──────── DATASET EXTRACT ────────

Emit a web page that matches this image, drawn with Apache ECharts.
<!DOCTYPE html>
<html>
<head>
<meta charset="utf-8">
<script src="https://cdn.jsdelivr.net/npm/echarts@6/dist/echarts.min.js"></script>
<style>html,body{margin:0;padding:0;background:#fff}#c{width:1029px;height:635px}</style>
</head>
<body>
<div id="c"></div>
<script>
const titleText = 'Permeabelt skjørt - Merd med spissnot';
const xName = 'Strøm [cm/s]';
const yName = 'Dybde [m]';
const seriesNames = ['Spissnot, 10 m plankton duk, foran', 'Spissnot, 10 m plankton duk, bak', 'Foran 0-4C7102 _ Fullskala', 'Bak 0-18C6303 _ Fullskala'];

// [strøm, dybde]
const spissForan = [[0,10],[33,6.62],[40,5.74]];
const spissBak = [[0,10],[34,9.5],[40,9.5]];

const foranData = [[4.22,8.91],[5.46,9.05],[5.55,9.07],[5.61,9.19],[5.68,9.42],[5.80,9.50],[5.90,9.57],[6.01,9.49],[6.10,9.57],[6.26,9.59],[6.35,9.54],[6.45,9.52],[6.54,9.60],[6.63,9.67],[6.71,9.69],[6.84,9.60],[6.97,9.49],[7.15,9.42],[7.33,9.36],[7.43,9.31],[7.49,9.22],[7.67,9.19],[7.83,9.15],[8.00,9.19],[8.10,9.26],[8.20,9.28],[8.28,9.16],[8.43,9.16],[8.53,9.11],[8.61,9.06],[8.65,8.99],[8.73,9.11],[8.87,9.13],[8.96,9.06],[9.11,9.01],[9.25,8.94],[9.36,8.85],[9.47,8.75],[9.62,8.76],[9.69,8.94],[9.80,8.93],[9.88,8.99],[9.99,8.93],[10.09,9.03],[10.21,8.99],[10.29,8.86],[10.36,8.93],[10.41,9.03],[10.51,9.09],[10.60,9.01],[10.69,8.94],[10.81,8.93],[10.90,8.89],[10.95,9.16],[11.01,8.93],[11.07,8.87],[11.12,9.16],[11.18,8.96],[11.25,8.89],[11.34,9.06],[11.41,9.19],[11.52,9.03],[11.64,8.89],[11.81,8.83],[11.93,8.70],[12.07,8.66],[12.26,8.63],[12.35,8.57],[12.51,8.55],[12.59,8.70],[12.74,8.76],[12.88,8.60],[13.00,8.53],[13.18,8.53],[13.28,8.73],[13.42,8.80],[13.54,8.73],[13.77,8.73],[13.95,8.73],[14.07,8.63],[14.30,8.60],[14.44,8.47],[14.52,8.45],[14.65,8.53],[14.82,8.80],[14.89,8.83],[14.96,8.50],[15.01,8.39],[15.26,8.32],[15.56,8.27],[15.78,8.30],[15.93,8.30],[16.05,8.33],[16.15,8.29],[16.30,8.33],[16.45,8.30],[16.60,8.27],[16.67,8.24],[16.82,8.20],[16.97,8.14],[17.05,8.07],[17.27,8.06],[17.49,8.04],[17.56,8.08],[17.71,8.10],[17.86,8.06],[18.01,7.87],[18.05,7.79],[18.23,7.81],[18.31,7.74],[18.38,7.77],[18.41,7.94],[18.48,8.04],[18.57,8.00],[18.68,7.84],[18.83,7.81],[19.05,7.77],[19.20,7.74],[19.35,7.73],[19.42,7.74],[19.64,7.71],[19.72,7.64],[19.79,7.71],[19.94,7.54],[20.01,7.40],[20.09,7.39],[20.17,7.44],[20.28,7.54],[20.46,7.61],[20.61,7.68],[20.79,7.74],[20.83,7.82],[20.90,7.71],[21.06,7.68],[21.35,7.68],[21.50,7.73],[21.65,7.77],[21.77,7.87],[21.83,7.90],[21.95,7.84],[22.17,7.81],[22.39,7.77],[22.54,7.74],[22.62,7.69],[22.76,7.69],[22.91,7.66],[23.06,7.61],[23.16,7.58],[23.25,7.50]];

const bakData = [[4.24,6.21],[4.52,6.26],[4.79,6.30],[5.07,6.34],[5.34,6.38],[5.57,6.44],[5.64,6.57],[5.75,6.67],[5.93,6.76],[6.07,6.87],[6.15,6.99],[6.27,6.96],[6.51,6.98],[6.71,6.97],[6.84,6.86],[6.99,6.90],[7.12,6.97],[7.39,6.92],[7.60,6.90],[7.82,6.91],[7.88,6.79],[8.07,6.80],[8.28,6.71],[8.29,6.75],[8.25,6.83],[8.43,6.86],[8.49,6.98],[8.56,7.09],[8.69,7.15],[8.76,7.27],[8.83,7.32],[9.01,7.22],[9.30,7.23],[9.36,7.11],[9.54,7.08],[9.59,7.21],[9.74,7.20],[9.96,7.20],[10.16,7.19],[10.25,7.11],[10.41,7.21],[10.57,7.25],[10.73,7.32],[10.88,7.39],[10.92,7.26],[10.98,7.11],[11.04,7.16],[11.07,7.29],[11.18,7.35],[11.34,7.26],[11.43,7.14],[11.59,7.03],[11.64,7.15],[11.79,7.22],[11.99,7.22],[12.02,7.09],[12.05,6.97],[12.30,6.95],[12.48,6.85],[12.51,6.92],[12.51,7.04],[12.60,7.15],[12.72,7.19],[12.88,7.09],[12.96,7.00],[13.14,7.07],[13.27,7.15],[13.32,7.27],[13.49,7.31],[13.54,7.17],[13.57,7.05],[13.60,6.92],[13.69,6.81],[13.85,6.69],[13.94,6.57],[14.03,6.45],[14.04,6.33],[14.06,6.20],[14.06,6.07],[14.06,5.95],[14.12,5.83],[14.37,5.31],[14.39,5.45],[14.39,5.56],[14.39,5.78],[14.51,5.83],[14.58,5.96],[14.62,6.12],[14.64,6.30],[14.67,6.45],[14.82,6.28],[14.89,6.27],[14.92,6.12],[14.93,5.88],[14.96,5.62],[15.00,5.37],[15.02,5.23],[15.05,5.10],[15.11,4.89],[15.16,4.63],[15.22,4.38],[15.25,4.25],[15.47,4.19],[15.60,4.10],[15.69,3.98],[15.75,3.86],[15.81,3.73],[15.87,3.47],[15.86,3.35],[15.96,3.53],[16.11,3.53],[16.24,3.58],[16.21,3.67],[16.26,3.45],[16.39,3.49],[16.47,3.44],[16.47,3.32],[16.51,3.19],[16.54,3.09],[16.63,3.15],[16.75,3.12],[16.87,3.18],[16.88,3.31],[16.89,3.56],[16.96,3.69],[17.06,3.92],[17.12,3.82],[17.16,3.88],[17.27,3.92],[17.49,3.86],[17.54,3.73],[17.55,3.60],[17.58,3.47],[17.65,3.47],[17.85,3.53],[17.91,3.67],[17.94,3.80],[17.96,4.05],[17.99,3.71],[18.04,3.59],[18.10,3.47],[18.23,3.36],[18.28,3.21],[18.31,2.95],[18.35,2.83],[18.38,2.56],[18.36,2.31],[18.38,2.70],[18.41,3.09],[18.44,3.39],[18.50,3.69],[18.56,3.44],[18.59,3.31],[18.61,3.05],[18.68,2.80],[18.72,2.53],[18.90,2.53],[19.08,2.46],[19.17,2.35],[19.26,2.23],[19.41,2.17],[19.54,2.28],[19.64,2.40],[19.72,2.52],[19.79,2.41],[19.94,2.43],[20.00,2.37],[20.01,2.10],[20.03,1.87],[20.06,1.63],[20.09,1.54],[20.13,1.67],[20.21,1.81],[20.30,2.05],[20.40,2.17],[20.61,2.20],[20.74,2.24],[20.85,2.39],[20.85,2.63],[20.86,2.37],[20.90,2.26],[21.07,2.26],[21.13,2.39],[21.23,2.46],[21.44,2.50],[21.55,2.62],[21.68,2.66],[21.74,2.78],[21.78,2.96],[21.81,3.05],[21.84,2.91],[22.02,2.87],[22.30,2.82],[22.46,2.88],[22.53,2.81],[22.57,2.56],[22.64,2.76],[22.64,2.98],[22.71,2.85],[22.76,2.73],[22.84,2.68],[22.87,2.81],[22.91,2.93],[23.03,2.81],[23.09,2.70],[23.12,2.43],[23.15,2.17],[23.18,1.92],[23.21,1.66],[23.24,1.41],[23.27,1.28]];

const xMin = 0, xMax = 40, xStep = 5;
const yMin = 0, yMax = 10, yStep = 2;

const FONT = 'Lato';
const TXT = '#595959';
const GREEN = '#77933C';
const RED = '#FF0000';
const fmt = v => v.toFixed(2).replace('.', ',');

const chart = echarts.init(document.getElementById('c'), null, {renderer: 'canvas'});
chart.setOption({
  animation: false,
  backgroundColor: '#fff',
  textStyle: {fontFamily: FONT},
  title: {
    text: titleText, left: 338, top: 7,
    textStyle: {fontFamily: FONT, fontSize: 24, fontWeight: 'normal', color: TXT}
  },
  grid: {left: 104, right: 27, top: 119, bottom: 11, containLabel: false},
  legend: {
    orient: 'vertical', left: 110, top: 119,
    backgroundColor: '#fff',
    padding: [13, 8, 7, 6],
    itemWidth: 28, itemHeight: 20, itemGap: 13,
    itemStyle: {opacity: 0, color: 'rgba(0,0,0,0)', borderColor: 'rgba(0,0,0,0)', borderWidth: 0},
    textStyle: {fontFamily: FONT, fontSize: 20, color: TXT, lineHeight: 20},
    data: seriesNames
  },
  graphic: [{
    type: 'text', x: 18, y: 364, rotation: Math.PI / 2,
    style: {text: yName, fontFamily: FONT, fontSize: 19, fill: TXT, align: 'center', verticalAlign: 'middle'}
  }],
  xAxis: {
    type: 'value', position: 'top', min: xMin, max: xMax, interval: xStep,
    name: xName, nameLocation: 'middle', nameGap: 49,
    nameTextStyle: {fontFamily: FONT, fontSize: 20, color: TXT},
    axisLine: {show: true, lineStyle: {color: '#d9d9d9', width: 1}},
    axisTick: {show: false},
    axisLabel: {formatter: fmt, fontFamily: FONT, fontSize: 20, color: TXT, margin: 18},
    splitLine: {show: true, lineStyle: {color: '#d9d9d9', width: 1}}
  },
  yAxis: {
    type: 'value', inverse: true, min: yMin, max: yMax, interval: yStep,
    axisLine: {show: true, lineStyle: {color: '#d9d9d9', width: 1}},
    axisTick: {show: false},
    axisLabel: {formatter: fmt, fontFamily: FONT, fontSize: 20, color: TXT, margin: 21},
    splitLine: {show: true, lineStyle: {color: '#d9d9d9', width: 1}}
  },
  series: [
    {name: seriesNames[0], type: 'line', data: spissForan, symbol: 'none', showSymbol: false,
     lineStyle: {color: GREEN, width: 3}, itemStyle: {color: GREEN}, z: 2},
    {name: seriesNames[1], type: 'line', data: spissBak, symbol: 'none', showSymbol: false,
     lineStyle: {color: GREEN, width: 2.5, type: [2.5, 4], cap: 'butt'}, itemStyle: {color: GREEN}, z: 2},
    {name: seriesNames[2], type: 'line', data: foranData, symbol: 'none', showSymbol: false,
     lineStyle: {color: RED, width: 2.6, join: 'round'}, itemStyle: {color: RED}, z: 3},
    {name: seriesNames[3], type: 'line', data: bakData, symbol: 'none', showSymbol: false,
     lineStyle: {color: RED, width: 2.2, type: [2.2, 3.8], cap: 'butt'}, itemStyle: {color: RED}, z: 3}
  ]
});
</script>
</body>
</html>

────────

**DO THIS:** What is needed is an exact copy of the lines from the start of the listing through the line where "const seriesNames = ['Spissnot, 10" sits, please, both end lines included and nothing more.

**TASK RESPONSE:**
Emit a web page that matches this image, drawn with Apache ECharts.
<!DOCTYPE html>
<html>
<head>
<meta charset="utf-8">
<script src="https://cdn.jsdelivr.net/npm/echarts@6/dist/echarts.min.js"></script>
<style>html,body{margin:0;padding:0;background:#fff}#c{width:1029px;height:635px}</style>
</head>
<body>
<div id="c"></div>
<script>
const titleText = 'Permeabelt skjørt - Merd med spissnot';
const xName = 'Strøm [cm/s]';
const yName = 'Dybde [m]';
const seriesNames = ['Spissnot, 10 m plankton duk, foran', 'Spissnot, 10 m plankton duk, bak', 'Foran 0-4C7102 _ Fullskala', 'Bak 0-18C6303 _ Fullskala'];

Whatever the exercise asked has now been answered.